We haven't yet explored the impact across a wider set of benchmarks or tried varying the switch-over point.

Summary

We have presented a technique to implement approximately correct counters with relatively low overhead and good scaling properties. The counter accuracy can be tuned by trading off some of the scalability benefit. The counting process uses minimal runtime state: one RNG per physical thread, plus one storage location per counter. The value of the counter is readily available without any post-processing.

This sort of counter seems well-suited for use in our Dynamic PGO instrumentation.
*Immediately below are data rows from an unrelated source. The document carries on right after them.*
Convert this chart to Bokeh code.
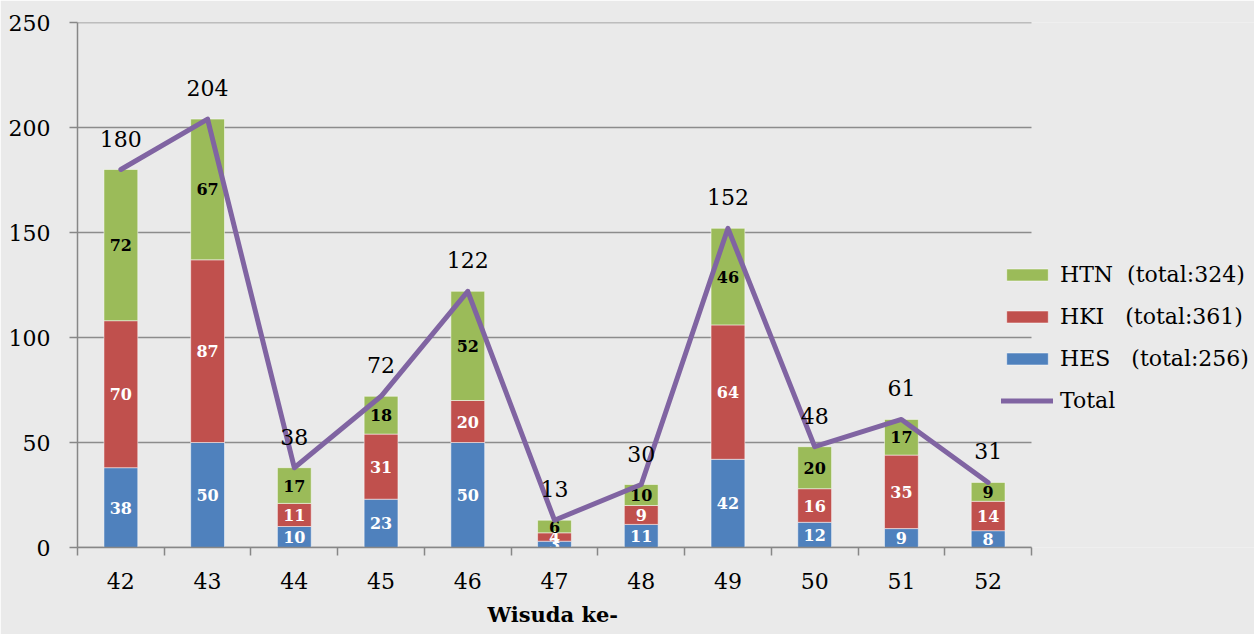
from bokeh.plotting import figure
from bokeh.models import ColumnDataSource, FixedTicker, Legend, LegendItem, Range1d, Title
from bokeh.core.properties import value
from bokeh.embed import file_html
from bokeh.resources import INLINE

wisuda = [42, 43, 44, 45, 46, 47, 48, 49, 50, 51, 52]
hes = [38, 50, 10, 23, 50, 3, 11, 42, 12, 9, 8]
hki = [70, 87, 11, 31, 20, 4, 9, 64, 16, 35, 14]
htn = [72, 67, 17, 18, 52, 6, 10, 46, 20, 17, 9]
total = [180, 204, 38, 72, 122, 13, 30, 152, 48, 61, 31]
y_ticks = [0, 50, 100, 150, 200, 250]
legend_labels = ["HTN  (total:324)", "HKI   (total:361)", "HES   (total:256)", "Total"]
x_title = "Wisuda ke-"

C_HES = "#4F81BD"
C_HKI = "#C0504D"
C_HTN = "#9BBB59"
C_TOT = "#8064A2"
BG = "#eaeaea"
GRID = "#8c8c8c"
FONT = "DejaVu Serif"

x_lo = wisuda[0] - 0.5
x_hi = wisuda[-1] + 0.5
# the frame reaches the right edge so the legend can sit inside it;
# the category band (x_lo..x_hi) occupies the left 954 px of the 1177 px frame
x_end = x_lo + (x_hi - x_lo) * 1177 / 954

src = ColumnDataSource(dict(
    x=wisuda, hes=hes, hki=hki, htn=htn, total=total,
    total_s=[str(v) for v in total],
))

p = figure(width=1254, height=634, x_range=Range1d(x_lo, x_end), y_range=Range1d(0, 250),
           output_backend="svg", toolbar_location=None,
           min_border_left=77, min_border_right=0, min_border_top=22, min_border_bottom=86,
           background_fill_color=BG, border_fill_color=BG)
p.outline_line_color = None
p.xgrid.grid_line_color = None
p.ygrid.grid_line_color = None

# horizontal gridlines limited to the category band
p.segment(x0=[x_lo] * len(y_ticks), x1=[x_hi] * len(y_ticks), y0=y_ticks, y1=y_ticks,
          line_color=GRID, line_width=1.5)

rs = p.vbar_stack(["hes", "hki", "htn"], x="x", width=0.39, source=src,
                  fill_color=[C_HES, C_HKI, C_HTN], line_color="white", line_alpha=0.5, line_width=1)

# segment labels
seg_x, seg_y, seg_t, seg_c = [], [], [], []
for i, xv in enumerate(wisuda):
    base = 0
    for vals, col in ((hes, "white"), (hki, "white"), (htn, "black")):
        v = vals[i]
        seg_x.append(xv)
        seg_y.append(base + v / 2)
        seg_t.append(str(v))
        seg_c.append(col)
        base += v
seg_src = ColumnDataSource(dict(x=seg_x, y=seg_y, t=seg_t, c=seg_c))
p.text(x="x", y="y", text="t", source=seg_src, text_color="c", text_font=value(FONT),
       text_font_style="bold", text_font_size="16px", text_align="center", text_baseline="middle")

rl = p.line(x="x", y="total", source=src, line_color=C_TOT, line_width=5, line_cap="round", line_join="round")
p.text(x="x", y="total", text="total_s", source=src, text_font=value(FONT), text_font_size="22px",
       text_align="center", text_baseline="middle", y_offset=-31, text_color="black")

# axes
ax = p.xaxis[0]
ax.bounds = (x_lo, x_hi)
ax.ticker = FixedTicker(ticks=wisuda, minor_ticks=[v - 0.5 for v in wisuda] + [x_hi])
ax.major_tick_line_color = None
ax.major_tick_out = 8
ax.major_tick_in = 0
ax.minor_tick_out = 8
ax.minor_tick_in = 0
ax.minor_tick_line_color = "#878787"
ax.minor_tick_line_width = 1.5
ax.axis_line_color = "#878787"
ax.axis_line_width = 1.5
ax.major_label_text_font = FONT
ax.major_label_text_font_size = "22px"
ax.major_label_text_color = "black"
ax.major_label_standoff = 17

ay = p.yaxis[0]
ay.ticker = FixedTicker(ticks=y_ticks)
ay.major_tick_out = 8
ay.major_tick_in = 0
ay.minor_tick_line_color = None
ay.major_tick_line_color = "#878787"
ay.major_tick_line_width = 1.5
ay.axis_line_color = "#878787"
ay.axis_line_width = 1.5
ay.major_label_text_font = FONT
ay.major_label_text_font_size = "22px"
ay.major_label_text_color = "black"
ay.major_label_standoff = 19

# x-axis title centred under the category band (not the whole frame)
p.add_layout(Title(text=x_title, align="left", offset=410, text_font=FONT, text_font_style="bold",
                   text_font_size="21px", text_color="black", standoff=16), "below")

legend = Legend(items=[
    LegendItem(label=legend_labels[0], renderers=[rs[2]]),
    LegendItem(label=legend_labels[1], renderers=[rs[1]]),
    LegendItem(label=legend_labels[2], renderers=[rs[0]]),
    LegendItem(label=legend_labels[3], renderers=[rl]),
], location=(924, 134), padding=0, margin=0, spacing=16,
    glyph_width=52, glyph_height=15, label_height=26, label_standoff=7,
    label_text_font=FONT, label_text_font_size="22px", label_text_color="black",
    border_line_color=None, background_fill_alpha=0)
p.add_layout(legend)

open("out.html", "w").write(file_html(p, INLINE))
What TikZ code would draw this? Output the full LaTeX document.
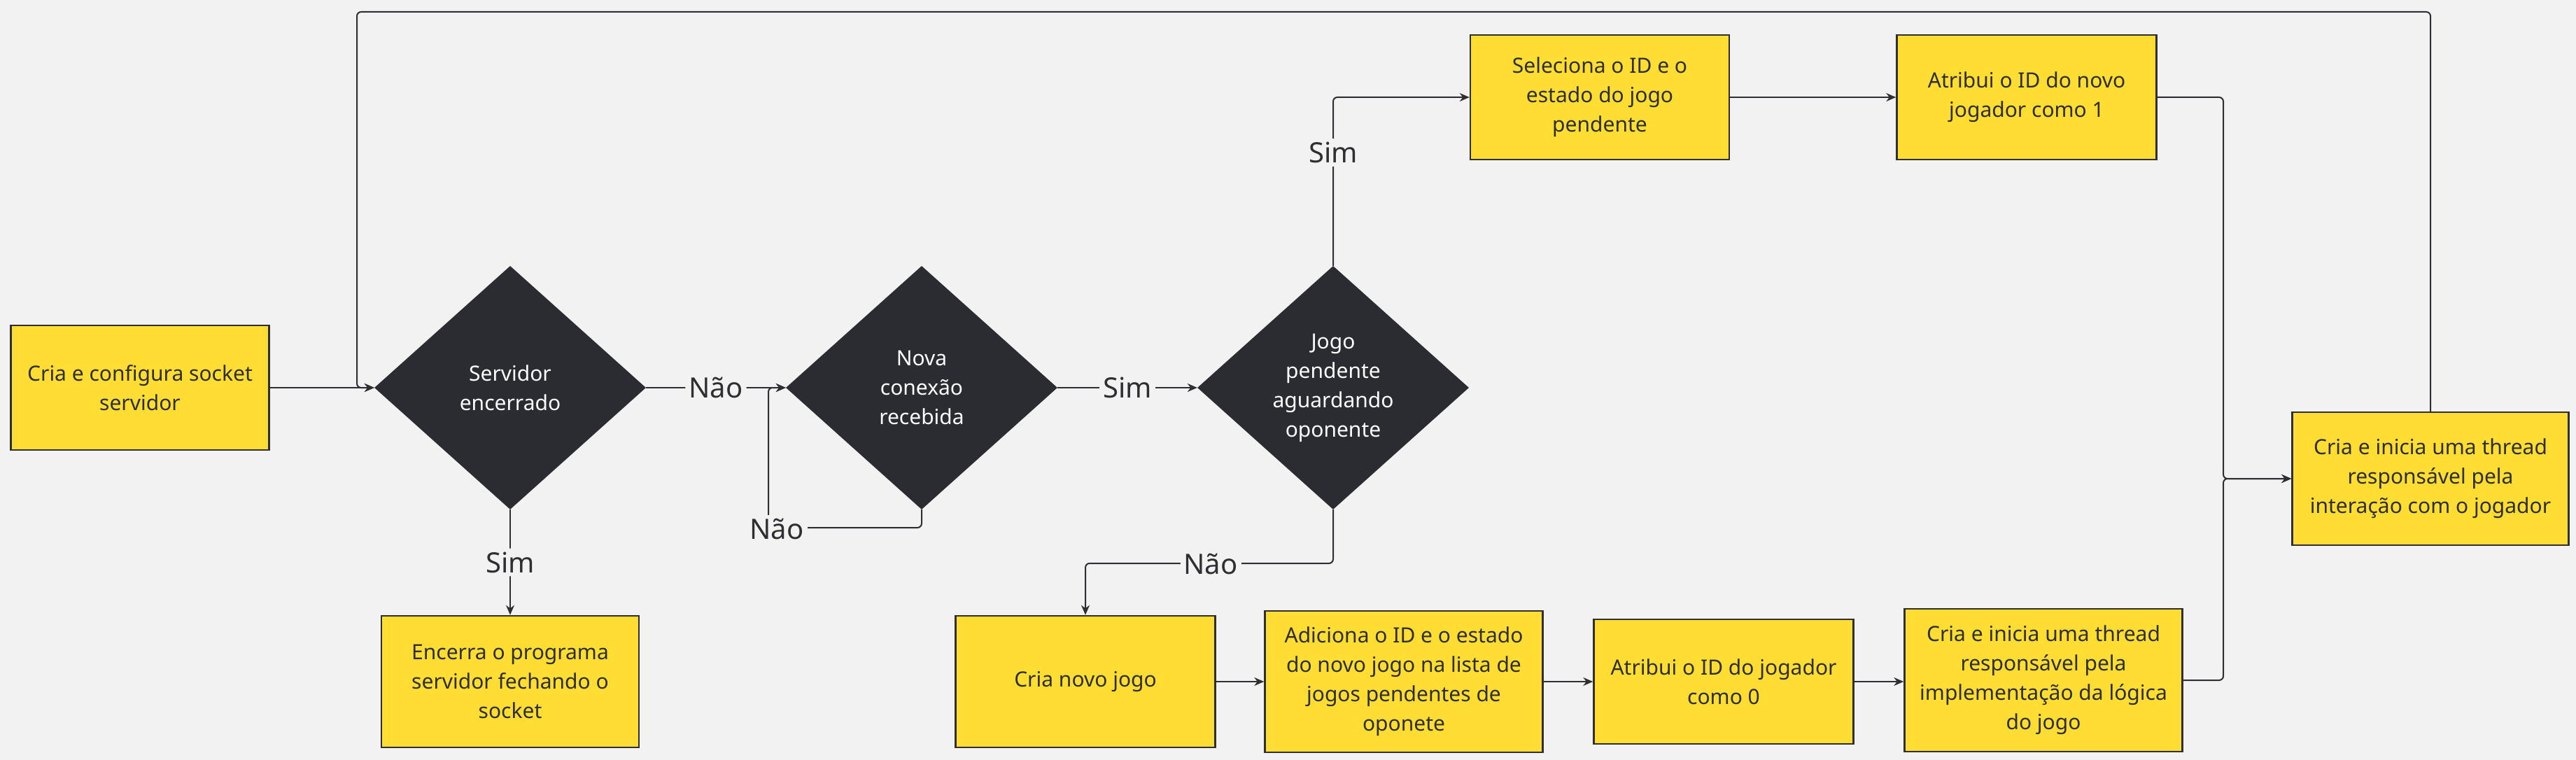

It may be that approximate counting will be useful in other application areas where scalability is a concern and exact counts aren't needed.

End Notes

The Dice et al. paper suggests that at high count values one might retain more accuracy by capping the granularity of updates. That is, once the likelihood of an update reaches say $1/1024$ there is not much scalability benefit to be had with further decreases, as the contention for the counter should be minimal. We have not tried this.

It might also be possible to continue with increment by one counting so long as there is no contention for the counter, so that a single-threaded application gets more precision. One could for example replace the Interlocked.Add with a compare exchange, and only switch over to probabilistic counting when the exchange fails.

Another approach not considered here is to shard the entire counter array into per-thread counters. Aside from a potentially large size increase, a sharded counter requires more work to query the counter's current value, as one must sum across the shards.

Our scalable scheme still suffers from false sharing; this seems more difficult to fix.

The paper by Dice et al. refers to a seminal paper by Morris, Counting large numbers of events in small registers where similar techniques are used to reduce the size of each counter. This might prove interesting in other contexts, for example compressing the size of some of our other DynamicPGO data, like the dynamic class profile histograms.